By Julianne Malveaux, April 17, 2008

The Senate has responded to the foreclosure crisis in the wrong way.

Our economy is careening into recession, thanks partly to weakness in the mortgage market and to the specter of 600,000 foreclosures.

While some would describe the impending foreclosures as the result of some people getting over their heads in debt, the fact is that lenders aggressively solicited the vulnerable and offered them predatory or subprime packages, as well as “boutique” mortgages with attractive short-run terms that led to long-run disaster. Homebuilders and lenders made big money when housing prices were artificially inflated, and when they inveigled the vulnerable into bad deals. Why, then, did the United States Senate pass the Foreclosure Prevention Act last week that subsidizes the villains in this mortgage crisis? Homebuilders would get tax breaks against the profits they earned from 2002-2005. Banks, too, would get a break if the federal government decides to buy back risky mortgages.

But the Senate rejected an amendment to the Foreclosure Prevention Act that might have actually protected struggling families. Senators refused to allow bankruptcy judges to modify the terms of loans to people who are foreclosed from their primary residences. Bankruptcy judges already have the power to do this for second homes, vacation homes, or yachts, but not for the basics – the homes that people rely on to provide a roof over their heads.

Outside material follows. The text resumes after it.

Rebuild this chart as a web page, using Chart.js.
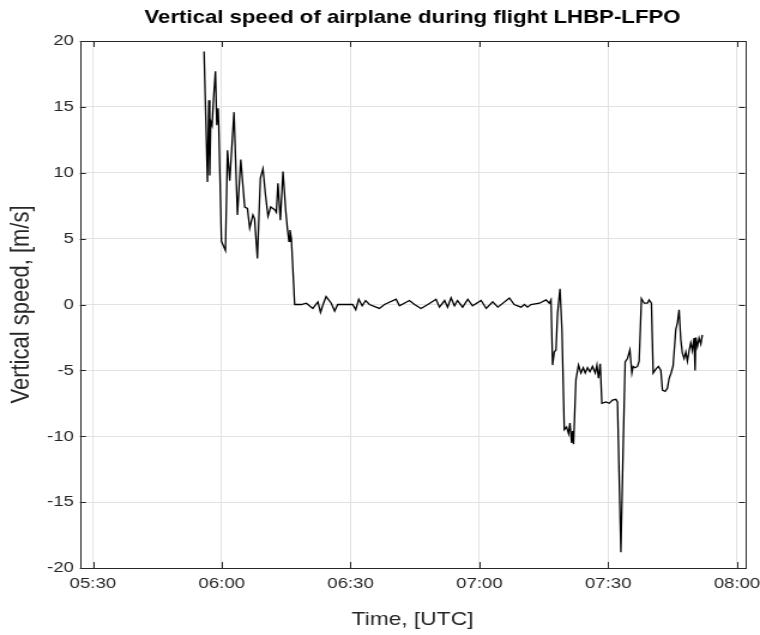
<!DOCTYPE html>
<html>
<head>
<meta charset="utf-8">
<script src="https://cdn.jsdelivr.net/npm/chart.js@4/dist/chart.umd.min.js"></script>
<style>
  html, body { margin: 0; padding: 0; background: #fff; overflow: hidden; }
  /* figure is drawn narrow and stretched sideways, like the exported plot */
  #wrap { width: 634px; height: 635px; transform: scaleX(1.1987); transform-origin: 0 0; }
</style>
</head>
<body>
<div id="wrap"><canvas id="vs"></canvas></div>
<script>
// time in minutes after 00:00 UTC, vertical speed in m/s
const times = [
  355.88, 356.67, 356.98, 357.21, 357.44, 357.74, 358.14, 358.53, 358.84, 359.14,
  359.30, 359.93, 360.86, 361.33, 361.86, 362.86, 363.65, 364.42, 365.35, 365.98,
  366.51, 367.25, 367.65, 368.30, 369.00, 369.60, 370.16, 370.77, 371.40, 372.33,
  372.72, 373.09, 373.65, 374.26, 374.88, 375.28, 375.65, 375.88, 376.21, 376.98,
  378.50, 379.70, 381.20, 382.40, 383.00, 383.60, 384.30, 385.50, 386.30, 387.00,
  390.50, 391.20, 391.90, 392.70, 393.50, 394.40, 396.70, 397.90, 400.60, 401.40,
  403.70, 404.90, 406.40, 408.00, 409.90, 410.70, 411.90, 412.60, 413.40, 414.20,
  414.90, 416.10, 417.30, 418.40, 420.40, 421.60, 423.10, 424.30, 427.00, 428.10,
  429.70, 430.50, 431.20, 432.00, 434.00, 435.51, 436.28, 436.67, 437.05, 437.44,
  437.84, 438.21, 438.77, 439.23, 439.77, 440.30, 440.77, 441.09, 441.47, 441.70,
  441.93, 442.49, 443.09, 443.65, 444.19, 444.65, 445.19, 445.74, 446.35, 446.98,
  447.37, 447.74, 448.14, 448.53, 449.47, 450.23, 451.00, 451.79, 452.16, 452.95,
  453.49, 453.95, 454.49, 455.05, 455.51, 455.81, 456.28, 456.81, 457.21, 457.74,
  458.37, 459.14, 459.53, 460.07, 460.47, 461.09, 461.70, 462.26, 462.63, 463.26,
  463.79, 464.19, 464.65, 465.12, 465.74, 466.12, 466.51, 466.91, 467.28, 467.67,
  468.07, 468.44, 468.84, 469.23, 469.60, 470.00, 470.23, 470.40, 470.77, 471.16,
  471.56, 471.93
];
const speeds = [
  19.2, 9.3, 15.5, 9.8, 13.9, 13.6, 15.9, 17.7, 13.6, 14.9,
  13.6, 4.8, 4.1, 11.7, 9.4, 14.6, 6.8, 11.0, 7.4, 7.3,
  5.8, 6.8, 6.5, 3.5, 9.6, 10.3, 8.4, 6.7, 7.4, 7.2,
  7.0, 9.2, 6.4, 10.1, 7.2, 5.8, 4.8, 5.65, 5.0, 0.0,
  0.0, 0.1, -0.3, 0.2, -0.6, 0.0, 0.6, 0.1, -0.5, 0.0,
  0.0, -0.4, 0.4, -0.1, 0.3, 0.0, -0.3, 0.0, 0.4, -0.1,
  0.3, 0.0, -0.3, 0.0, 0.4, -0.2, 0.3, -0.2, 0.5, -0.1,
  0.3, -0.2, 0.4, -0.1, 0.3, -0.3, 0.2, -0.2, 0.5, 0.0,
  -0.2, 0.0, -0.2, 0.0, 0.1, 0.35, 0.1, 0.35, -4.6, -3.6,
  -3.45, -0.65, 1.2, -1.9, -9.5, -9.3, -9.8, -9.0, -10.5, -9.6,
  -10.6, -5.7, -4.6, -5.2, -4.8, -5.2, -4.8, -5.1, -4.7, -5.2,
  -4.6, -5.6, -4.5, -7.5, -7.4, -7.5, -7.25, -7.2, -7.4, -18.8,
  -10.8, -4.35, -4.1, -3.45, -5.2, -4.7, -4.8, -4.7, -4.3, 0.45,
  0.1, 0.1, 0.35, 0.1, -5.2, -4.9, -4.7, -5.0, -6.5, -6.6,
  -6.35, -5.6, -5.2, -4.65, -1.9, -1.4, -0.4, -2.7, -3.7, -4.1,
  -3.6, -4.3, -3.5, -2.9, -3.5, -2.55, -5.0, -2.5, -3.2, -2.55,
  -3.0, -2.3
];
// x ticks every half hour 05:30 .. 08:00
const timeTicks = [330, 360, 390, 420, 450, 480];
const xMin = 326.98, xMax = 481.86;
const titleText = 'Vertical speed of airplane during flight LHBP-LFPO';

const fam = '"Liberation Sans", Arial, Helvetica, sans-serif';
const txt = '#262626';

function hhmm(v) {
  const h = Math.floor(v / 60), m = Math.round(v % 60);
  return String(h).padStart(2, '0') + ':' + String(m).padStart(2, '0');
}

// title centred over the axes, box round them, short inward ticks on all sides
const boxTicks = {
  id: 'boxTicks',
  afterDatasetsDraw(chart) {
    const {ctx, chartArea: a, scales: {x, y}} = chart;
    ctx.save();
    ctx.strokeStyle = txt;
    ctx.lineWidth = 1;
    ctx.beginPath();
    x.ticks.forEach(t => {
      const px = Math.round(x.getPixelForValue(t.value)) + 0.5;
      ctx.moveTo(px, a.bottom); ctx.lineTo(px, a.bottom - 6);
      ctx.moveTo(px, a.top); ctx.lineTo(px, a.top + 6);
    });
    y.ticks.forEach(t => {
      const py = Math.round(y.getPixelForValue(t.value)) + 0.5;
      ctx.moveTo(a.left, py); ctx.lineTo(a.left + 5, py);
      ctx.moveTo(a.right, py); ctx.lineTo(a.right - 5, py);
    });
    ctx.stroke();
    ctx.strokeRect(Math.round(a.left) + 0.5, Math.round(a.top) + 0.5,
                   Math.round(a.width), Math.round(a.height));

    ctx.fillStyle = '#000';
    ctx.font = 'bold 18.5px ' + fam;
    ctx.textAlign = 'center';
    ctx.textBaseline = 'middle';
    ctx.fillText(titleText, (a.left + a.right) / 2, 18);
    ctx.restore();
  }
};

new Chart(document.getElementById('vs'), {
  type: 'line',
  data: {
    datasets: [{
      data: times.map((t, i) => ({x: t, y: speeds[i]})),
      borderColor: '#000',
      borderWidth: 1.3,
      pointRadius: 0,
      tension: 0,
      fill: false
    }]
  },
  options: {
    responsive: true,
    maintainAspectRatio: false,
    animation: false,
    layout: {padding: {left: 0, right: 12.5, top: 41, bottom: 0}},
    plugins: {
      legend: {display: false},
      tooltip: {enabled: false},
      title: {display: false}
    },
    scales: {
      x: {
        type: 'linear',
        min: xMin,
        max: xMax,
        afterBuildTicks: s => { s.ticks = timeTicks.map(v => ({value: v})); },
        afterFit: s => { s.height = 67; s.paddingLeft = 0; s.paddingRight = 0; },
        grid: {color: '#e2e2e2', drawTicks: false},
        border: {display: false},
        ticks: {
          color: txt,
          padding: 6,
          maxRotation: 0,
          font: {family: fam, size: 15.5},
          callback: v => hhmm(v)
        },
        title: {
          display: true,
          text: 'Time, [UTC]',
          color: txt,
          font: {family: fam, size: 19, lineHeight: 1.2},
          padding: {top: 0, bottom: 3.6}
        }
      },
      y: {
        min: -20,
        max: 20,
        afterFit: s => { s.width = 66.7; s.paddingTop = 0; s.paddingBottom = 0; },
        grid: {color: '#e2e2e2', drawTicks: false},
        border: {display: false},
        ticks: {
          stepSize: 5,
          color: txt,
          padding: 5,
          font: {family: fam, size: 15.5}
        },
        title: {
          display: true,
          text: 'Vertical speed, [m/s]',
          color: txt,
          font: {family: fam, size: 22, lineHeight: 1.2},
          padding: {top: 5.2, bottom: 0}
        }
      }
    }
  },
  plugins: [boxTicks]
});
</script>
</body>
</html>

Another glaring class bias in the bill is the provision of a $7,000 tax credit for people who choose to speculate on foreclosed properties.

In other words, our government is offering incentives for people to profit from other people’s misery. If anybody is going to get a $7,000 tax break, why not offer it to the family that is about to be left out on the street?

Instead, our government is offering those with means an opportunity to multiply their means, while the real victims are offered “counseling” and tightened regulation.

In the House, Representatives Barney Frank (D-MA) and Maxine Waters (D-CA) offer far more helpful options to those who face foreclosure.

Frank, through the FHA Housing Stabilization and Homeownership Retention Act, would provide up to $300 billion to at-risk borrowers, offering underwriting to turn predatory mortgages into viable ones. Between one and two million families could be favorably affected, and neighborhoods could also be stabilized by this assistance.

Waters has offered two legislative initiatives, one to give some borrowers legal redress against mortgage service, and another to provide resources to cities and states to purchase and resell or rent foreclosed properties.

Waters and Frank have provided legislation that gets to the heart of the matter. I hope they are successful in amending an incredibly flawed Senate bill.

It is unconscionable that legislators would subsidize the speculation of the past – a speculation that led the mortgage banking industry to develop and aggressively market fragile mortgage instruments for needy buyers. It is further unconscionable that we would subsidize speculation in the future by paying people to swoop, like vultures, over the ruins of other people’s lives.